The sql in question is something like this
select ..... from X where FILE_ID =:1 and STATUS = :2
There are 2 indexes on the table which could be used for this query
- INDEX_FILE_ID on X(FILE_ID) - INDEX_FILE_ID_STATUS_ISD on X(FILE_ID, STATUS, ISD)
The table stats are like this
Avg
Free Avg
Space Row
In A Len No Of Empty
Block gth Rows Blocks Blocks
----- ------ ----------- ---------- ------
0 172 16858045 589525 0
The column stats are like this
Ave
NU Col
LL Num Den Num umn
AB Dist Num si Buck Len
Column Name LE inct Nulls ty ets gth
------------------------- -- ------------ ------------ ---------------- ---- ----
FILE_ID Y 422,169 0 .0000023687196 1 6
STATUS N 3 0 .3333333333333 1 2
ISD N 4,525,479 0 .0000002209711 1 11
Here are the plans
select .....
from X
where FILE_ID =:1
and STATUS = :2
----------------------------------------------------------------------------------------------------
| Id | Operation | Name | Rows | Bytes | Cost (%CPU)| Time |
----------------------------------------------------------------------------------------------------
| 0 | SELECT STATEMENT | | 13 | 2236 | 7 (0)| 00:00:01 |
|* 1 | TABLE ACCESS BY INDEX ROWID| X | 13 | 2236 | 7 (0)| 00:00:01 |
|* 2 | INDEX RANGE SCAN | INDEX_FILE_ID | 41 | | 4 (0)| 00:00:01 |
----------------------------------------------------------------------------------------------------
Predicate Information (identified by operation id):
---------------------------------------------------
1 - filter("X"."STATUS"=:2)
2 - access("X"."FILE_ID"=TO_NUMBER(:1))
select /*+INDEX(X INDEX_FILE_ID_STATUS_ISD)*/
.....
from X
where FILE_ID =:1
and STATUS = :2
--------------------------------------------------------------------------------------------------------
| Id | Operation | Name | Rows | Bytes | Cost (%CPU)| Time |
--------------------------------------------------------------------------------------------------------
| 0 | SELECT STATEMENT | | 13 | 2236 | 17 (0)| 00:00:01 |
| 1 | TABLE ACCESS BY INDEX ROWID| X | 13 | 2236 | 17 (0)| 00:00:01 |
|* 2 | INDEX RANGE SCAN | INDEX_FILE_ID_STATUS_ISD | 13 | | 4 (0)| 00:00:01 |
--------------------------------------------------------------------------------------------------------
Predicate Information (identified by operation id):
---------------------------------------------------
2 - access("X"."FILE_ID"=TO_NUMBER(:1) AND "X"."STATUS"=:2)
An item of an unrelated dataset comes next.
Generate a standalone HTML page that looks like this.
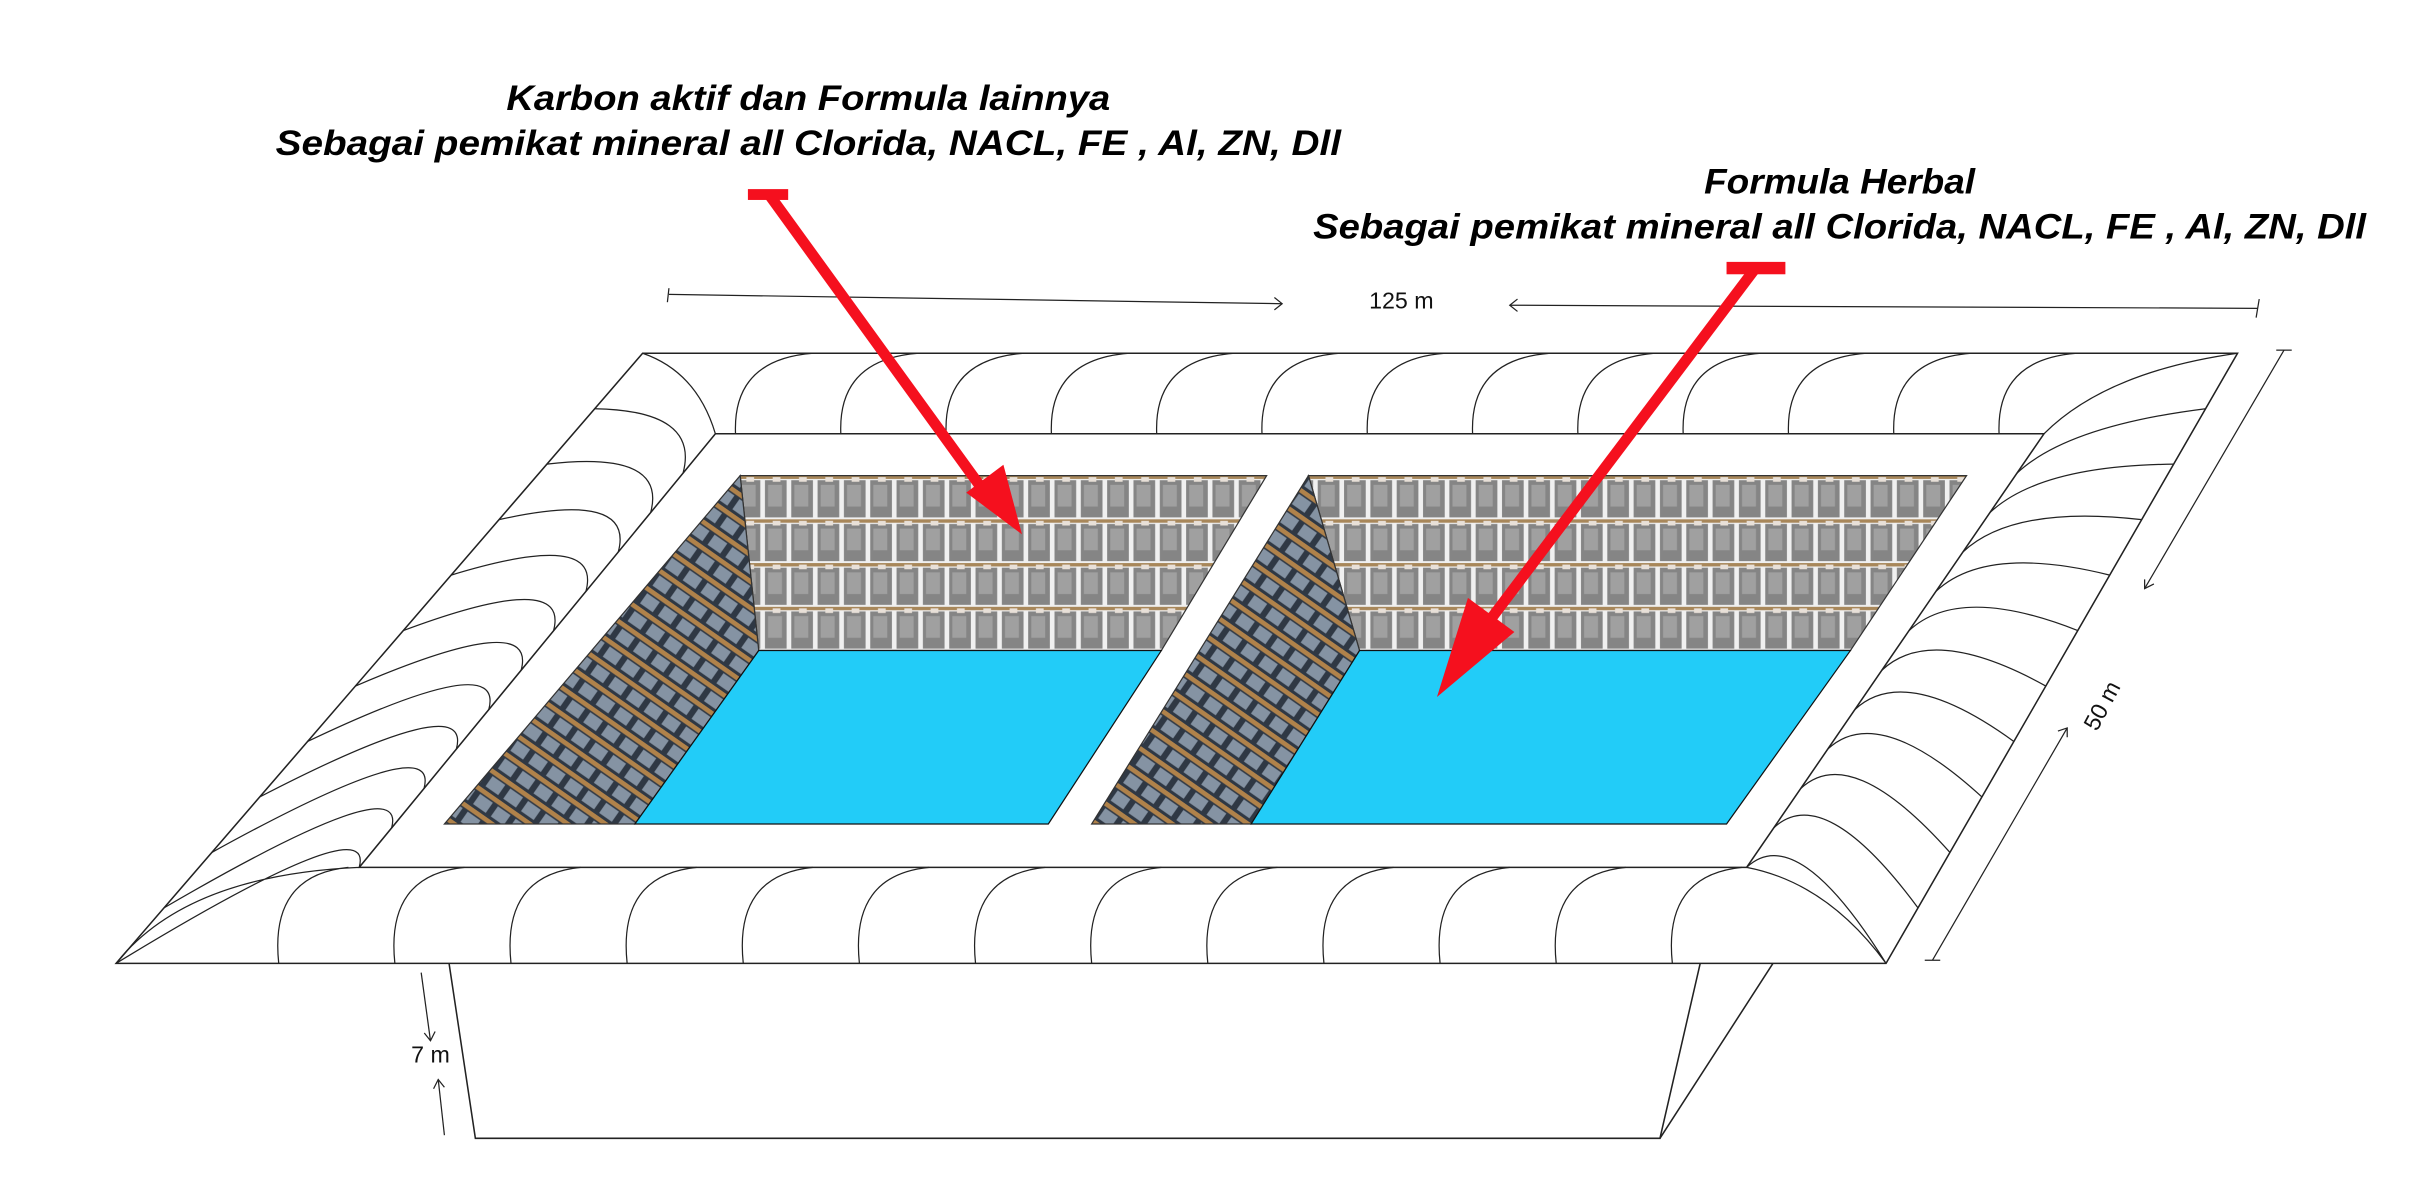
<!DOCTYPE html>
<html><head><meta charset="utf-8"><style>
html,body{margin:0;padding:0;background:#fff;}
svg{display:block;}
.t{font-family:"Liberation Sans Narrow","Liberation Sans",sans-serif;font-weight:bold;font-style:italic;font-size:23px;fill:#000;}
.d{font-family:"Liberation Sans",sans-serif;font-size:15px;fill:#111;}
</style></head><body>
<svg id="s" width="2428" height="1202" viewBox="0 0 1568 776" xmlns="http://www.w3.org/2000/svg">
<defs>
<pattern id="bagB" x="0" y="307" width="17" height="28.25" patternUnits="userSpaceOnUse">
<rect width="17" height="28.25" fill="#f0f0f0"/>
<rect x="1" y="3" width="14" height="24" fill="#858585"/>
<rect x="3" y="6" width="9" height="14" fill="#a0a0a0"/>
<rect x="0" y="0" width="17" height="2.2" fill="#a8875a"/>
<rect x="6" y="1" width="5" height="3" fill="#e8e0d8"/>
</pattern>
<pattern id="bagL" x="0" y="0" width="14" height="14" patternUnits="userSpaceOnUse" patternTransform="rotate(-55)">
<rect width="14" height="14" fill="#2f3844"/>
<rect x="2" y="2" width="8" height="10" fill="#8593a3"/>
<rect x="11" y="0" width="3" height="14" fill="#b0824a"/>
</pattern>
</defs>
<g stroke="#222" stroke-width="1" fill="none">
<polygon points="415,228 1445,228 1218,622 75,622" fill="#fff"/>
<polygon points="462,280 1320,280 1128,560 232,560" fill="#fff"/>
<polyline points="290,622 307,735 1072,735 1098,622"/>
<line x1="1072" y1="735" x2="1145" y2="622"/>
</g>
<g id="arcs" stroke="#222" stroke-width="0.8" fill="none"></g>
<g stroke="#333" stroke-width="0.8">
<polygon points="478,307 818,307 750,420 490,420" fill="url(#bagB)"/>
<polygon points="478,307 490,420 410,532 287,532" fill="url(#bagL)"/>
<polygon points="490,420 750,420 677,532 410,532" fill="#22ccf8" stroke="#111"/>
<polygon points="845,307 1270,307 1195,420 878,420" fill="url(#bagB)"/>
<polygon points="845,307 878,420 808,532 705,532" fill="url(#bagL)"/>
<polygon points="878,420 1195,420 1115,532 808,532" fill="#22ccf8" stroke="#111"/>
</g>
<g stroke="#222" stroke-width="0.8" fill="none">
<line x1="432" y1="190" x2="828" y2="196"/><line x1="432" y1="186" x2="431" y2="195"/>
<polyline points="823,192 828,196 823,200"/>
<line x1="975" y1="197" x2="1458" y2="199"/><line x1="1459" y1="193" x2="1457" y2="205"/>
<polyline points="980,193 975,197 980,201"/>
<line x1="1475" y1="226" x2="1385" y2="380"/><line x1="1470" y1="226" x2="1480" y2="226"/>
<polyline points="1385,374 1385,380 1391,377"/>
<line x1="1335" y1="470" x2="1248" y2="620"/><line x1="1243" y1="620" x2="1253" y2="620"/>
<polyline points="1329,472 1335,470 1335,476"/>
<line x1="272" y1="628" x2="278" y2="672"/><polyline points="274,667 278,672 281,666"/>
<line x1="287" y1="733" x2="283" y2="697"/><polyline points="280,703 283,697 287,702"/>
</g>
<text class="d" x="905" y="199" text-anchor="middle">125 m</text>
<text class="d" x="278" y="686" text-anchor="middle" font-size="10">7 m</text>
<text class="d" x="0" y="0" transform="translate(1362,458) rotate(-62)" text-anchor="middle" font-size="16">50 m</text>
<g stroke="#f5101e" stroke-width="7" fill="none">
<line x1="497" y1="126" x2="636" y2="318"/>
<line x1="1133" y1="174" x2="964" y2="398"/>
</g>
<g fill="#f5101e" stroke="none">
<rect x="483" y="122" width="26" height="7"/>
<polygon points="624,318 648,300 660,345"/>
<rect x="1115" y="169" width="38" height="8"/>
<polygon points="948,386 978,408 928,450"/>
</g>
<text class="t" x="522" y="71" text-anchor="middle" textLength="390" lengthAdjust="spacingAndGlyphs">Karbon aktif dan Formula lainnya</text>
<text class="t" x="522" y="100" text-anchor="middle" textLength="688" lengthAdjust="spacingAndGlyphs">Sebagai pemikat mineral all Clorida, NACL, FE , Al, ZN, Dll</text>
<text class="t" x="1188" y="125" text-anchor="middle" textLength="175" lengthAdjust="spacingAndGlyphs">Formula Herbal</text>
<text class="t" x="1188" y="154" text-anchor="middle" textLength="680" lengthAdjust="spacingAndGlyphs">Sebagai pemikat mineral all Clorida, NACL, FE , Al, ZN, Dll</text>
</svg>
<script>
var g=document.getElementById('arcs'),d='';
for(var x=475;x<1300;x+=68){d+='M'+x+',280 Q'+(x-2)+',232 '+(x+50)+',228 ';}
for(var x=180;x<1120;x+=75){d+='M'+x+',622 Q'+(x-6)+',565 '+(x+45)+',560 ';}
for(var i=0;i<11;i++){var t=i/11;var ix=462-230*t, iy=280+280*t;
 var t2=(i+1)/11;var ox2=415-340*t2, oy2=228+394*t2;
 d+='M'+(ox2)+','+(oy2)+' Q'+(ix-10)+','+(iy-15)+' '+(462-230*t2)+','+(280+280*t2)+' ';}
for(var i=0;i<11;i++){var t=i/11,t2=(i+1)/11;
 var ix=1320-192*t, iy=280+280*t;
 d+='M'+(1320-192*t2)+','+(280+280*t2)+' Q'+(ix+15)+','+(iy-5)+' '+(1445-227*t2)+','+(228+394*t2)+' ';}
d+='M75,622 Q120,565 232,560 M1218,622 Q1180,570 1128,560 M1445,228 Q1360,240 1320,280 M415,228 Q450,240 462,280';
var p=document.createElementNS('http://www.w3.org/2000/svg','path');p.setAttribute('d',d);g.appendChild(p);
</script>
</body></html>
The range scan costs the same in both the plans.
The Table Access cost is very low for the first plan even though the it has to look up 41 rows compared to 13 in the second plan.
Its easy to figure out that the cost difference has something to do with Clustering Factor.
Following are the index stats
Avg Avg
% Leaf Data
B Cluste Dist Blocks Blocks
Lev Leaf -ring Number inct Per Per
Index Name Index Type Status -el Blocks factor Of Rows keys Key Key
------------------------- ---------- ---------- --- -------- ---------- ---------- ------- ------ -------
INDEX_FILE_ID NORMAL VALID 3 154199 1237333 22618792 1.78 1 3
INDEX_FILE_ID_STATUS_ISD NORMAL VALID 3 249404 20071519 22772761 98.78 1 1
Lets start with the plan which shows index range scan on INDEX_FILE_ID_STATUS_ISD.
The CBO estimates that the after applying the predicate on FILE_ID & STATUS, 13 rows would be retrieved.
Due to the high clustering factor of INDEX_FILE_ID_STATUS_ISD the 13 rows would be located on 13 different table blocks and hence a cost of 13.
Now for the plan which shows index range scan on INDEX_FILE_ID.
The CBO estimated that after applying the predicate on FILE_ID, 41 rows would be retrieved.
Due to the low clustering factor on the INDEX_FILE_ID index, it needs to access only 3 distinct table blocks and hence a cost of 3.
We could easily find out the oddity of this logic.
Thinking logically, if we use the INDEX_FILE_ID index, we have to access all the table blocks (if not more) accessed by INDEX_FILE_ID_STATUS_ISD index.
So the clustering factor should be ignored in cost comparision of these 2 indexes.
We could understand if the composite index is rejected based on higher range scan cost.
The CBO is just a piece of code and can be forgiven for figuring out this logic.
Also its not quite common to see a column repeatedly indexed.
But if such scenarios are common, i can think of an additional logic to be added to the CBO wherein,
if there are composite column predicates with superset/subset possibilities on the same set of columns,
the CBO should ignore clustering factor in determining the index path and will always use the superset index based only on the index access cost.
Hope this note also serves as a caution to DBA’s from cramming more than “needed” columns in an index.
The high clustering factor of INDEX_FILE_ID_STATUS_ISD was actually caused by ISD column.
Dropping ISD column from the index resolved the issue.